Curran introduces bill requiring county officials’ disclosure forms are posted online

Nassau County Executive Laura Curran introduced legislation Monday that would require the online posting of county elected officials' financial disclosure forms. (Photo courtesy of the Nassau County Executive)

Nassau County Executive Laura Curran introduced a bill on Monday that would require the county Board of Ethics to post the financial disclosure forms of county elected officials online. 

In April, Curran and Nassau County District Attorney Madeline Singas unveiled the county’s new financial disclosure platform, which was met with criticism because the database would only be made available to ethics board members and the county inspector general. 

The ethics board is appointed by the county executive and the inspector general is selected by the County Legislature. 

In the past, the forms were submitted on paper, which Curran said hindered the anti-corruption purpose of the form. 

The prior method made it “too easy for vital information about ethical conflicts to be slid into a box, then hidden away in a basement,” she said. 

But Joye Brown, a Newsday columnist, asked the county executive, “What’s the difference between the Board of Ethics and the box in the basement if the public doesn’t have access to it?”

If the introduced bill is implemented, only the disclosure forms of the county executive, district attorney, comptroller, clerk and all 19 members of the county Legislature will be posted online. 

About 700 county employees who have been designated as policymakers are required to submit the financial disclosure form to the county Board of Ethics. The form includes details about personal and familial financial interests, income, employment, trusts, interest in contracts, investments, gifts, third-party reimbursements, debts and political party involvement. 

“In the past, we often had politicians enter public service to do well for themselves, instead of to do good for the people they represent,” Curran said in a statement. “That’s why my Administration has implemented an aggressive agenda to root out corruption and strengthen ethics rules in County government.”

Nassau County Minority Leader Kevan Abrahams (D-Freeport) said the minority is proud to support the executive’s proposed reform. 

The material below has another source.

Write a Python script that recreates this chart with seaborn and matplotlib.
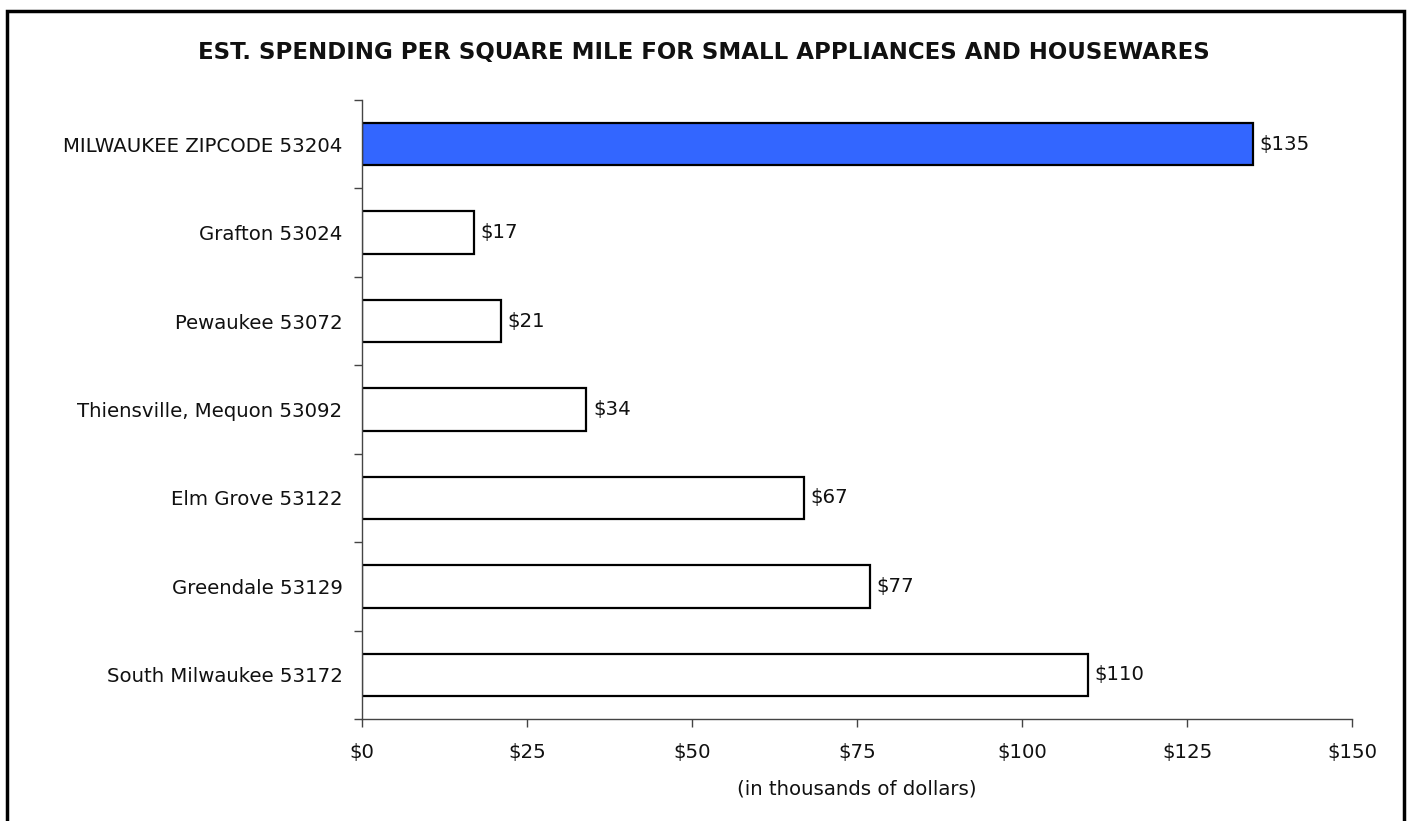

“Nassau County residents deserve full transparency from their elected representatives, and the heightened level of disclosure required under County Executive Curran’s proposal adds another important layer of accountability,” Abrahams said in a statement. 

Presiding Officer Richard Nicolello (R-New Hyde Park) said majority Republicans look forward to reviewing the county executive’s proposal and will seek to expand the legislation to further “include every County Commissioner, Deputy County Executive, the County Assessor, and the Chair of the Assessment Review Commission.”

“We will continue to do everything in our power to protect Nassau County Taxpayers, and bring real transparency to government,” he said in an email.